Zimbabwe National Statistics Agency (ZimStat) data showed that the country imported grain worth US$128 million from January to March this year.

This represented a 364% rise compared to the same period last year, when the country received good rains.

Maize imports stood at US$27,6 million during the same period last year.

In January this year, maize imports stood at US$41,9 million.

The figure increased to US$43,7 million in February, before slightly decreasing to US$42,2 million in March.

The country also spent more than US$80 million on rice, sorghum, wheat, soya beans, cow peas, among other agricultural products.

Fuel gobbled US$326,2 million.

Cumulatively to March, imports stood at US$2,1 billion, up 7% compared to the prior period, according to the data.

Zimstat said exports rose by 25% to US$1,7 billion.

As such, the country incurred a trade deficit of US$419,5 million.

The world's weather is affected in many ways by El Niño,  a naturally occurring climatic phenomena that warms sections of the Pacific Ocean every two to seven years.
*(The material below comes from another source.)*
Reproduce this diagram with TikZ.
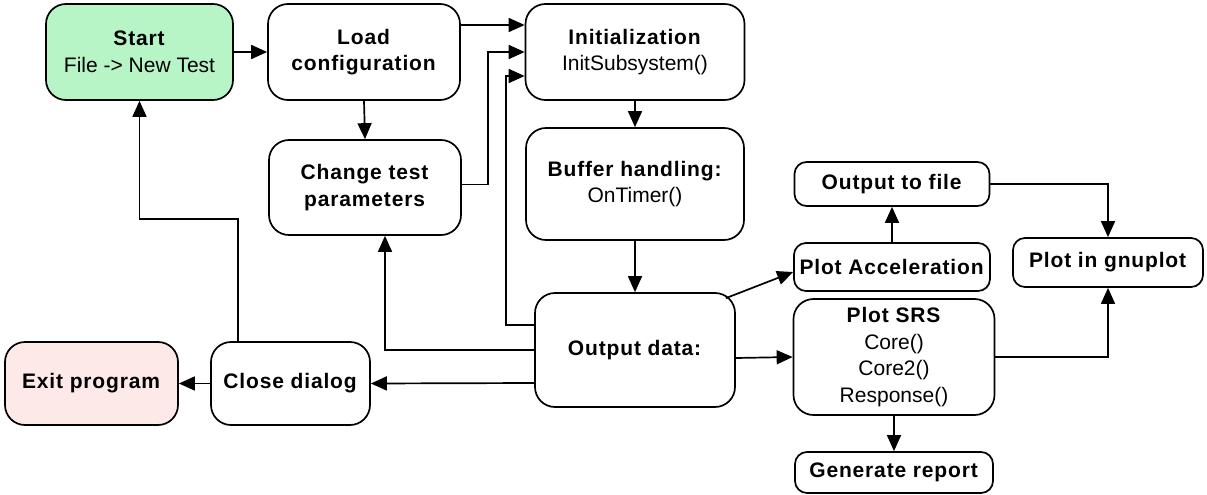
\documentclass[tikz,border=0pt]{standalone}
\usepackage{fontspec}
\setmainfont{Liberation Sans}[BoldFeatures={LetterSpace=4}]
\usetikzlibrary{arrows.meta}
\definecolor{startfill}{RGB}{183,245,199}
\definecolor{exitfill}{RGB}{254,233,233}
\begin{document}
\begin{tikzpicture}[x=1pt,y=-1pt,
  box/.style={draw, line width=1.7pt, rounded corners=20pt, align=center, inner sep=0pt,
    font=\fontsize{21}{26.5}\selectfont},
  sbox/.style={box, rounded corners=12pt},
  arr/.style={line width=1.7pt, -{Triangle[length=16pt,width=14pt]}}]
\useasboundingbox (0,0) rectangle (1207,495);
% nodes
\node[box, fill=startfill, minimum width=187pt, minimum height=96pt] (start) at (139.5,52) {\textbf{Start}\\File -> New Test};
\node[box, minimum width=192pt, minimum height=96pt] (load) at (364,52) {\textbf{Load}\\\textbf{configuration}};
\node[box, minimum width=192pt, minimum height=95pt] (change) at (365,187.5) {\textbf{Change test}\\\textbf{parameters}};
\node[box, minimum width=219pt, minimum height=96pt] (init) at (635,52) {\textbf{Initialization}\\InitSubsystem()};
\node[box, minimum width=218pt, minimum height=112pt] (buffer) at (635,184) {\textbf{Buffer handling:}\\OnTimer()};
\node[box, minimum width=200pt, minimum height=114pt] (output) at (635,350) {\textbf{Output data:}};
\node[box, fill=exitfill, minimum width=173pt, minimum height=83pt] (exit) at (91.5,383.5) {\textbf{Exit program}};
\node[box, minimum width=159pt, minimum height=83pt] (close) at (290.5,383.5) {\textbf{Close dialog}};
\node[sbox, minimum width=195pt, minimum height=44pt] (outfile) at (892,184) {\textbf{Output to file}};
\node[sbox, minimum width=196pt, minimum height=48pt] (plotacc) at (892,267) {\textbf{Plot Acceleration}};
\node[sbox, minimum width=190pt, minimum height=49pt] (gnuplot) at (1108,262.5) {\textbf{Plot in gnuplot}};
\node[box, minimum width=201pt, minimum height=116pt] (srs) at (894,357) {\textbf{Plot SRS}\\Core()\\Core2()\\Response()};
\node[sbox, minimum width=198pt, minimum height=41pt] (report) at (894,472.5) {\textbf{Generate report}};
% connectors
\draw[arr] (start.east) -- (load.west);
\draw[arr] (load.south) -- (change.north);
\draw[arr] ([yshift=27pt]load.east) -- ([yshift=27pt]init.west);
\draw[arr] ([yshift=3pt]change.east) -- ++(26,0) |- (init.west);
\draw[arr] ([yshift=25pt]output.west) -- ++(-28,0) |- ([yshift=-24pt]init.west);
\draw[arr] (init.south) -- (buffer.north);
\draw[arr] (buffer.south) -- (output.north);
\draw[arr] (output.west) -| ([xshift=20pt]change.south);
\draw[arr] ([yshift=-33pt]output.west) -- (close.east);
\draw[arr] (close.west) -- (exit.east);
\draw[arr] ([xshift=-52.5pt]close.north) -- ++(0,-122) -| (start.south);
\draw[arr] ([shift={(-10pt,-6pt)}]output.north east) -- ([yshift=-5pt]plotacc.west);
\draw[arr] ([yshift=-8pt]output.east) -- (srs.west);
\draw[arr] (plotacc.north) -- (outfile.south);
\draw[arr] (outfile.east) -| (gnuplot.north);
\draw[arr] (srs.east) -| (gnuplot.south);
\draw[arr] (srs.south) -- (report.north);
\end{tikzpicture}
\end{document}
It usually results in below-average rainfall in southern Africa, which this year has experienced the worst drought in decades.

A food assistance programme has already been launched in Zimbabwe by the UN World Food Programme, targeting 2,7 million people, or approximately 20% of the total population.

The government has also turned to the private sector to assist in sourcing food to cover a serious grain shortage.

During a post-cabinet briefing a fortnight ago, Jenfan Muswere, the Minister of Information, Publicity and Broadcasting Services, said Zimbabwe had a shortfall of between 598 425 and 1,1 million tonnes of food based on consumption levels ranging from 7,5kg to 10kg per person per month.

The Grain Marketing Board stocks as at April 25, 2024 for maize, traditional grains, and strategic grain reserve wheat were 308 139 metric tonnes, including wheat that is available for sale, at 122 072 metric tonnes.

“The shortfall in grain requirements will be met through imports by the private sector, which has indicated the capacity to import one million metric tonnes between April 2024 and March 2025 to mitigate the effects of drought,” he said.

The minister said the government implemented a strategic intervention focused on wheat-based solutions projected to reduce import requirements by 486 000 metric tonnes, which is equivalent to US$189,5 million.